Measured reality — IN (bright line feedback_measured_reality_only)
Every value carried is a direct field measurement, all IN:
- Stony coral (per colony): % live tissue, bleached / diseased tallies, height, max diameter, colony count, taxa richness, colony density.
- Fish (per species, belt transect): counts by size class → total individuals, species richness, density.
- Rugosity: draped-length / linear-distance transect ratio (structural complexity index).
The survey's design-based regional condition characterization (the probabilistic population estimate) is not in these raw files and is not carried — consistent with holding out the NARS condition estimates.
Per-station aggregation / gotchas frozen here
- Density uses the single transect-area value, not a row sum. Every colony in a station shares the one survey transect's area (25 m² for coral, 100 m² for fish); density = count / that area, not count / (rows × area). Getting this wrong would deflate density by the colony count. If a station ever carries more than one distinct transect area, the build sums the distinct values (one transect per area).
- Fish total = sum across every size-class bin, across all species rows (counts are spread
over 25 size bins
<5 cm…90-95 cm). - Bleached / Diseased / Clionid are "Yes" / blank flags → percent-of-colonies tallies.
- Station ids are integers in the sheets → normalized to a stable string slot key
(
1.0→"1"). - xlsx via openpyxl (read-only, data_only); curl cache-first (sandbox urllib hang).
Storage
Locationdex sibling storehouse data/location_storehouse/coral_reef_station/, file-per-slot
(64 slots is negligible for the shared storehouse_index), via the event_storehouse
write-dossier + disk-rebuilt-index machinery (base_dir=location_storehouse).
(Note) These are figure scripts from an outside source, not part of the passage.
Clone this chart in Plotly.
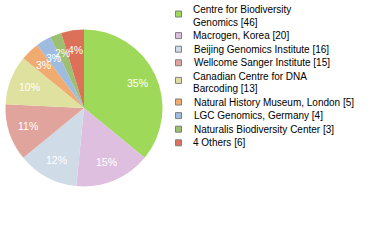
import math
import plotly.graph_objects as go

labels = ["Centre for Biodiversity Genomics", "Macrogen, Korea", "Beijing Genomics Institute",
          "Wellcome Sanger Institute", "Canadian Centre for DNA Barcoding",
          "Natural History Museum, London", "LGC Genomics, Germany",
          "Naturalis Biodiversity Center", "4 Others"]
values = [46, 20, 16, 15, 13, 5, 4, 3, 6]
colors = ["#9fd95a", "#dfbfe0", "#cfdbe7", "#e0a49c", "#dfe29f",
          "#f0ab70", "#9ebbe0", "#9cc070", "#dd7058"]
wrap_after = {0: "Centre for Biodiversity", 4: "Canadian Centre for DNA"}

W, H = 380, 240
cx, cy, R = 84, 108, 78.5
total = sum(values)
FONT = "Liberation Sans"

fig = go.Figure(go.Pie(
    labels=labels, values=values, sort=False, direction="clockwise", rotation=0,
    marker=dict(colors=colors, line=dict(width=0)),
    textinfo="none", hoverinfo="label+value", showlegend=False,
    domain=dict(x=[(cx - R) / W, (cx + R) / W], y=[1 - (cy + R) / H, 1 - (cy - R) / H]),
))

annotations = []
shapes = []
cum = 0
for v in values:
    f = (cum + v / 2) / total
    cum += v
    th = 2 * math.pi * f
    r = 0.75 * R
    px = cx + r * math.sin(th)
    py = cy - r * math.cos(th)
    annotations.append(dict(x=px / W, y=1 - py / H, xref="paper", yref="paper",
                            xanchor="center", yanchor="middle",
                            text=f"{int(v * 100 / total)}%", showarrow=False,
                            font=dict(family=FONT, size=10.5, color="white")))

inner_h = 12.0
entry_gap = 13.6
y = 10.0
for i, (lab, v) in enumerate(zip(labels, values)):
    full = f"{lab} [{v}]"
    if i in wrap_after:
        first = wrap_after[i]
        lines = [first, full[len(first) + 1:]]
    else:
        lines = [full]
    box_c = y + (4 if len(lines) > 1 else 0)
    shapes.append(dict(type="rect", xref="paper", yref="paper",
                       x0=175.5 / W, x1=181.5 / W, y0=1 - (box_c + 3) / H, y1=1 - (box_c - 3) / H,
                       fillcolor=colors[i], line=dict(color="#7f7f7f", width=1)))
    for k, ln in enumerate(lines):
        ly = y + k * inner_h
        annotations.append(dict(x=191.5 / W, y=1 - ly / H, xref="paper", yref="paper",
                                xanchor="left", yanchor="middle", align="left", text=ln,
                                showarrow=False,
                                font=dict(family=FONT, size=10, color="black")))
    y += (len(lines) - 1) * inner_h + entry_gap

fig.update_layout(width=W, height=H, margin=dict(l=0, r=0, t=0, b=0),
                  paper_bgcolor="white", plot_bgcolor="white",
                  annotations=annotations, shapes=shapes)
fig.write_html("out.html")
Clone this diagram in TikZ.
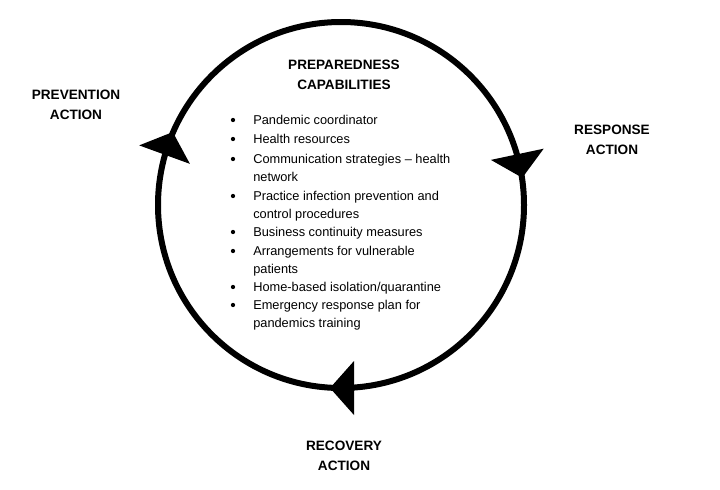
\documentclass[tikz,border=0pt]{standalone}
\usepackage{fontspec}
\setmainfont{Liberation Sans}
\tikzset{
  headlabel/.style={font=\fontsize{10.2}{14.6}\selectfont\bfseries, align=center, inner sep=0.75pt},
  listitem/.style={font=\fontsize{9.6}{13.1}\selectfont, align=left, anchor=north west, inner sep=0.75pt},
  bulletdot/.style={circle, fill=black, inner sep=0pt, minimum size=3.2pt},
  cyclehead/.style={fill=black, draw=none}
}
\begin{document}
\begin{tikzpicture}[x=0.75pt,y=0.75pt,yscale=-1,xscale=1]
        \useasboundingbox (0,0) rectangle (720,489);
        %Shape: Circle [id:cycle]
        \coordinate (c) at (341,205);
        \draw [line width=4.5pt] (c) circle [radius=183];
        %Shape: Triangle [id:head-prevention]
        \fill [cyclehead, shift={(169.0,142.4)}, rotate = 290] (11,0) -- (-13,27) -- (-13,-27) -- cycle;
        %Shape: Triangle [id:head-response]
        \fill [cyclehead, shift={(520.0,167.0)}, rotate = 78] (11,0) -- (-13,27) -- (-13,-27) -- cycle;
        %Shape: Triangle [id:head-recovery]
        \fill [cyclehead, shift={(341,388)}, rotate = 180] (11,0) -- (-13,27) -- (-13,-27) -- cycle;

        % Text Node
        \node [headlabel] (prep) at (344,75) {PREPAREDNESS\\CAPABILITIES};
        % Text Node
        \node [headlabel] (prevention) at (76,105) {PREVENTION\\ACTION};
        % Text Node
        \node [headlabel] (response) at (612,140) {RESPONSE\\ACTION};
        % Text Node
        \node [headlabel] (recovery) at (344,456) {RECOVERY\\ACTION};

        % Bullet list
        \foreach \n/\y in {1/120,2/139,3/159,4/196,5/232,6/251,7/287,8/305}
          \node [bulletdot] (b\n) at (233,\y) {};
        \node [listitem] (item1) at (252,114) {Pandemic coordinator};
        \node [listitem] (item2) at (252,133) {Health resources};
        \node [listitem] (item3) at (252,153) {Communication strategies -- health\\network};
        \node [listitem] (item4) at (252,190) {Practice infection prevention and\\control procedures};
        \node [listitem] (item5) at (252,226) {Business continuity measures};
        \node [listitem] (item6) at (252,245) {Arrangements for vulnerable\\patients};
        \node [listitem] (item7) at (252,281) {Home-based isolation/quarantine};
        \node [listitem] (item8) at (252,299) {Emergency response plan for\\pandemics training};
\end{tikzpicture}
\end{document}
Built by
scripts/build_coral_reef_station_locationdex.py. 64 station slots, all with the coral layer
(coral % live ≈ 79–90%, bleaching 0–10%, fish richness 14–22 spp, rugosity index 1.07–1.63).
Deferred (not in v1)
- Secondary taxa layers: invertebrates, gorgonians/sponges (SpGorg), Palythoa — the other three workbooks.
- Sibling EPA regional reef surveys (other years / jurisdictions) that would turn this into a multi-region reef-station network instead of a single 2011 PR snapshot.
- Spatial sweep / cross-match (
swept=false,cross_match="deferred-v2-locationdex"), as with the other Locationdex kinds. - Exact per-transect replication (the v1 density assumes one transect per area value).